Alfredo’s elephantine portions were a hallmark. In 2013 Atlanta Journal-Constitution food critic John Watson wrote, “I nearly fall out of my chair when a recent Veal Chop special—a double stack of bone-in veal chops, easily 3 inches thick and wrapped in prosciutto and mozzarella, Saltimbocca-style—arrives, staring me down like a prizefighter who knows the chips are stacked in his favor.”
Alfredo’s final day came April 25, 2016. The restaurant officially closed at 9 p.m., but it stayed packed until midnight, overflowing at times with four generations of customers paying their respects and getting a last taste.
Francisco III worked at Alfredo’s 11 years and had planned on re-opening. He came close to signing a lease at a Cheshire Bridge location in 2017. But with two young sons, and with Perry’s sinking health, he realized he couldn’t go it alone. “The restaurant life is hard,” he said. “I remember that we really never took a vacation after I was in the second grade. I didn’t want to do that to my boys.”
Even as Perry Alvarez’s memory faded he talked nearly every day, in person or on the phone, with his lifelong confidante Martinez.

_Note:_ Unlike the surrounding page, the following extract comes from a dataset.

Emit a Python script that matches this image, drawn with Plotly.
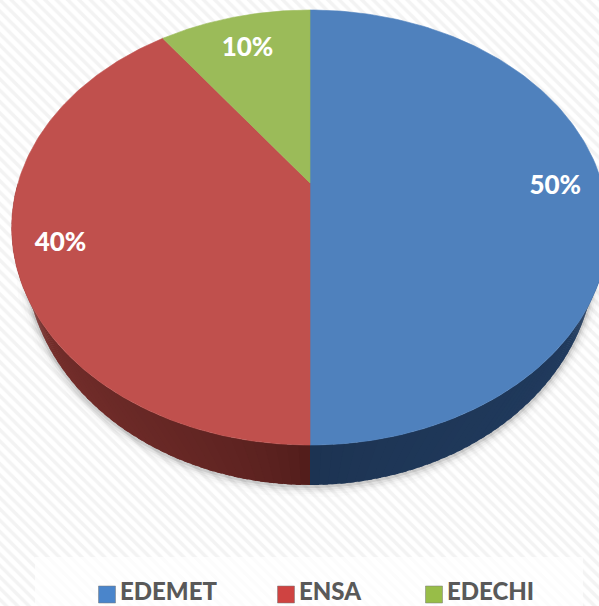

“I came to the U.S. in 1967 and I have lived in this house (in Tucker) for 40 years,” she said. “Panchi would stay with me when he had health trouble (he had a 2004 heart attack), woman trouble (he was married twice) or was depressed. He’d stay for a few weeks, and once he stayed for two years. I know that not having a restaurant was very hard on him. The day after he closed he called me and said, ‘Is my room ready?’ “
Alvarez is survived by son Francisco Alvarez III, daughter-in-law Audra Alvarez, and grandsons Joseph Perry Alvarez and Andrew Frasier Alvarez.